For the U.S. Attorney press release, see Mortgage Fraud Take-Down Leads To Charges Against Twenty-Seven South Florida Residents.

Thursday, August 04, 2011

Mortgage Broker Gets 60 Months In Straw Buyer Mortgage Scam That Included Targeting Homeowners In Foreclosure With Bogus Sale Leaseback Ripoffs

From the Office of the U.S. Attorney (New York City):
  • PREET BHARARA, the United States Attorney for the Southern District of New York, announced that MICAH MEYERS was sentenced [] in Manhattan federal court to 60 months in prison for his role in a sub-prime mortgage fraud scheme involving dozens of residential mortgages that totaled more than $10 million.

***

  • As part of the scheme, MEYERS identified properties for sale primarily in New York City and Long Island (the "target properties"). In some instances, he identified target properties whose homeowners were facing foreclosure, and fraudulently convinced them that selling their properties would be a way to pay off their debts and save their homes. In other instances, MEYERS identified target properties that he believed could be resold quickly, or "flipped," so that he would bear minimal risk of loss should the properties' values decline.

***

  • Once the purchase of the target properties had been funded, MEYERS often failed to make mortgage payments as he had promised, causing some of the straw buyers to default on their mortgages. As a result, mortgage lenders were forced either to foreclose on those properties or to re-purchase the properties from the straw buyers for less than the face amount of the loan.

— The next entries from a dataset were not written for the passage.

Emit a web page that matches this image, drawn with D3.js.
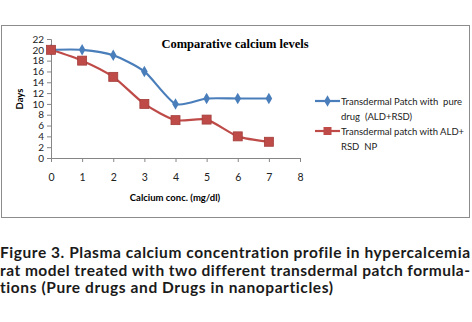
<!DOCTYPE html>
<html><head><meta charset="utf-8">
<script src="https://cdn.jsdelivr.net/npm/d3@7"></script>
<style>body{margin:0;background:#fff}svg{display:block}text{font-variant-ligatures:none;white-space:pre}</style>
</head><body>
<svg id="c" width="472" height="322"></svg>
<script>
const xValues = [0,1,2,3,4,5,6,7];
const xTicks = [0,1,2,3,4,5,6,7,8];
const yTicks = [0,2,4,6,8,10,12,14,16,18,20,22];
const purePatch = [20,20,19,16,10,11,11,11];
const npPatch = [20,18,15,10,7,7.1,4,3];
const seriesNames = [["Transdermal Patch with  pure","drug  (ALD+RSD)"],["Transdermal patch with ALD+","RSD  NP"]];
const chartTitle = "Comparative calcium levels";
const xTitle = "Calcium conc. (mg/dl)";
const yTitle = "Days";
const caption = ["Figure 3. Plasma calcium concentration profile in hypercalcemia","rat model treated with two different transdermal patch formula-","tions (Pure drugs and Drugs in nanoparticles)"];

const svg = d3.select("#c");
const blue = "#4A7EBB", red = "#BE4B48", axisCol = "#868686";
const font = "Lato, 'Open Sans', sans-serif";

svg.append("rect").attr("x",1.5).attr("y",25.5).attr("width",468).attr("height",192)
  .attr("fill","#fff").attr("stroke","#8c8c8c").attr("stroke-width",1);

const x = d3.scaleLinear().domain([0,8]).range([51,300]);
const y = d3.scaleLinear().domain([0,22]).range([158,39]);

const gx = svg.append("g").attr("transform","translate(0,158)")
  .call(d3.axisBottom(x).tickValues(xTicks).tickSize(4).tickPadding(12).tickFormat(d3.format("d")));
const gy = svg.append("g").attr("transform","translate(51,0)")
  .call(d3.axisLeft(y).tickValues(yTicks).tickSize(4).tickPadding(3).tickFormat(d3.format("d")));
[gx,gy].forEach(g=>{
  g.select(".domain").attr("stroke",axisCol);
  g.selectAll(".tick line").attr("stroke",axisCol);
  g.selectAll("text").attr("font-family",font).attr("font-size",10).attr("fill","#222");
});
gx.selectAll("text").attr("font-size",10.5);

svg.append("text").attr("x",235).attr("y",48).attr("text-anchor","middle")
  .attr("font-family","'Liberation Serif','Times New Roman',serif").attr("font-weight","bold")
  .attr("font-size",12.5).text(chartTitle);
svg.append("text").attr("x",175).attr("y",201).attr("text-anchor","middle")
  .attr("font-family",font).attr("font-weight","bold").attr("font-size",9.5).text(xTitle);
svg.append("text").attr("transform","translate(23,99) rotate(-90)").attr("text-anchor","middle")
  .attr("font-family",font).attr("font-weight","bold").attr("font-size",9.5).text(yTitle);

const line = d3.line().x((d,i)=>x(xValues[i])).y(d=>y(d)).curve(d3.curveCardinal.tension(0.3));

svg.append("path").datum(npPatch).attr("d",line).attr("fill","none").attr("stroke",red).attr("stroke-width",2.2);
svg.append("path").datum(purePatch).attr("d",line).attr("fill","none").attr("stroke",blue).attr("stroke-width",2.2);

const diamond = d3.symbol().type(d3.symbolDiamond).size(38);
svg.append("g").selectAll("path").data(purePatch).join("path")
  .attr("transform",(d,i)=>`translate(${x(xValues[i])},${y(d)})`).attr("d",diamond).attr("fill",blue);
svg.append("g").selectAll("rect").data(npPatch).join("rect")
  .attr("x",(d,i)=>x(xValues[i])-4.5).attr("y",d=>y(d)-4.5).attr("width",9).attr("height",9)
  .attr("fill",red).attr("stroke","#a33d3a").attr("stroke-width",0.8);

// legend
const leg = [{c:blue,y:101,sym:"d"},{c:red,y:131,sym:"s"}];
leg.forEach((l,k)=>{
  svg.append("line").attr("x1",315).attr("x2",340).attr("y1",l.y).attr("y2",l.y).attr("stroke",l.c).attr("stroke-width",2.2);
  if(l.sym==="d") svg.append("path").attr("transform",`translate(327.5,${l.y})`).attr("d",diamond).attr("fill",l.c);
  else svg.append("rect").attr("x",323.5).attr("y",l.y-4).attr("width",8).attr("height",8).attr("fill",l.c);
  seriesNames[k].forEach((t,j)=>{
    svg.append("text").attr("x",341).attr("y",l.y+3.5+j*15).attr("font-family",font)
      .attr("font-size",9.5).attr("fill","#222").text(t);
  });
});

// caption
const capLen = [470,470,333];
caption.forEach((t,i)=>{
  svg.append("text").attr("x",0).attr("y",258+i*17.5).attr("font-family",font)
    .attr("font-weight","bold").attr("font-size",15.5).attr("fill","#1a1a1a")
    .attr("textLength",capLen[i]).attr("lengthAdjust","spacing").text(t);
});
</script>
</body></html>
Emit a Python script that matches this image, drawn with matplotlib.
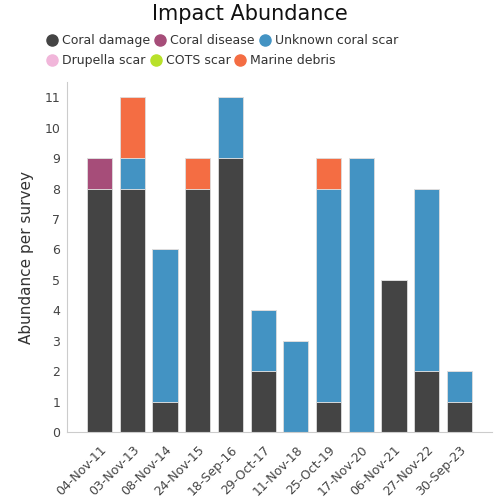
import matplotlib.pyplot as plt
from matplotlib.lines import Line2D
import numpy as np

surveys = ['04-Nov-11', '03-Nov-13', '08-Nov-14', '24-Nov-15', '18-Sep-16', '29-Oct-17',
           '11-Nov-18', '25-Oct-19', '17-Nov-20', '06-Nov-21', '27-Nov-22', '30-Sep-23']

coral_damage = [8, 8, 1, 8, 9, 2, 0, 1, 0, 5, 2, 1]
coral_disease = [1, 0, 0, 0, 0, 0, 0, 0, 0, 0, 0, 0]
unknown_scar = [0, 1, 5, 0, 2, 2, 3, 7, 9, 0, 6, 1]
drupella_scar = [0, 0, 0, 0, 0, 0, 0, 0, 0, 0, 0, 0]
cots_scar = [0, 0, 0, 0, 0, 0, 0, 0, 0, 0, 0, 0]
marine_debris = [0, 2, 0, 1, 0, 0, 0, 1, 0, 0, 0, 0]

series = [
    ('Coral damage', coral_damage, '#444444'),
    ('Coral disease', coral_disease, '#a64d79'),
    ('Unknown coral scar', unknown_scar, '#4393c3'),
    ('Drupella scar', drupella_scar, '#f1b6da'),
    ('COTS scar', cots_scar, '#b8e12a'),
    ('Marine debris', marine_debris, '#f46d43'),
]

fig = plt.figure(figsize=(5, 5), dpi=100)
ax = fig.add_axes([0.134, 0.136, 0.85, 0.70])

x = np.arange(len(surveys))
bottom = np.zeros(len(surveys))
for name, vals, col in series:
    vals = np.array(vals, dtype=float)
    ax.bar(x, vals, 0.77, bottom=bottom, color=col, edgecolor='#dddddd', linewidth=0.6)
    bottom += vals

ax.set_xlim(-1, 12)
ax.set_ylim(0, 11.5)
ax.set_yticks(range(12))
ax.set_xticks(x)
ax.set_xticklabels(surveys, rotation=45, ha='right', rotation_mode='anchor')
ax.tick_params(axis='both', length=0, labelsize=9, colors='#444444', pad=5)
ax.tick_params(axis='x', pad=8)
for s in ['top', 'right']:
    ax.spines[s].set_visible(False)
for s in ['left', 'bottom']:
    ax.spines[s].set_color('#cccccc')
ax.set_ylabel('Abundance per survey', fontsize=11, color='#333333', labelpad=7)

fig.text(0.5, 0.993, 'Impact Abundance', ha='center', va='top', fontsize=15, color='#111111')

def handles(items):
    return [Line2D([], [], marker='o', linestyle='', markersize=8, color=c) for _, _, c in items]

row1 = series[:3]
row2 = series[3:]
leg_kw = dict(loc='upper left', ncol=3, frameon=False, fontsize=9, handletextpad=0.3,
              columnspacing=0.3, handlelength=1.0, borderaxespad=0)
leg1 = fig.legend(handles(row1), [n for n, _, _ in row1], bbox_to_anchor=(0.082, 0.942), **leg_kw)
leg2 = fig.legend(handles(row2), [n for n, _, _ in row2], bbox_to_anchor=(0.082, 0.902), **leg_kw)
for leg in (leg1, leg2):
    for t in leg.get_texts():
        t.set_color('#333333')

fig.savefig('out.png', dpi=100)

  • This often left the original homeowner -- who had been promised that selling his or her home would be a way to save it -- facing eviction. With respect to other target properties, MEYERS rented them to tenants and used the rent and other monies earned from the scheme to make mortgage payments on behalf of the straw buyers for a certain period of time before allowing the mortgages to go into default.

For the U.S. Attorney press release, see Manager Of Mortgage Brokerage Firm, Bridgewater Funding, LLC, Sentenced In Manhattan Federal Court To 60 Months In Prison For His Participation In A Multi-Million Dollar Mortgage Fraud Scheme.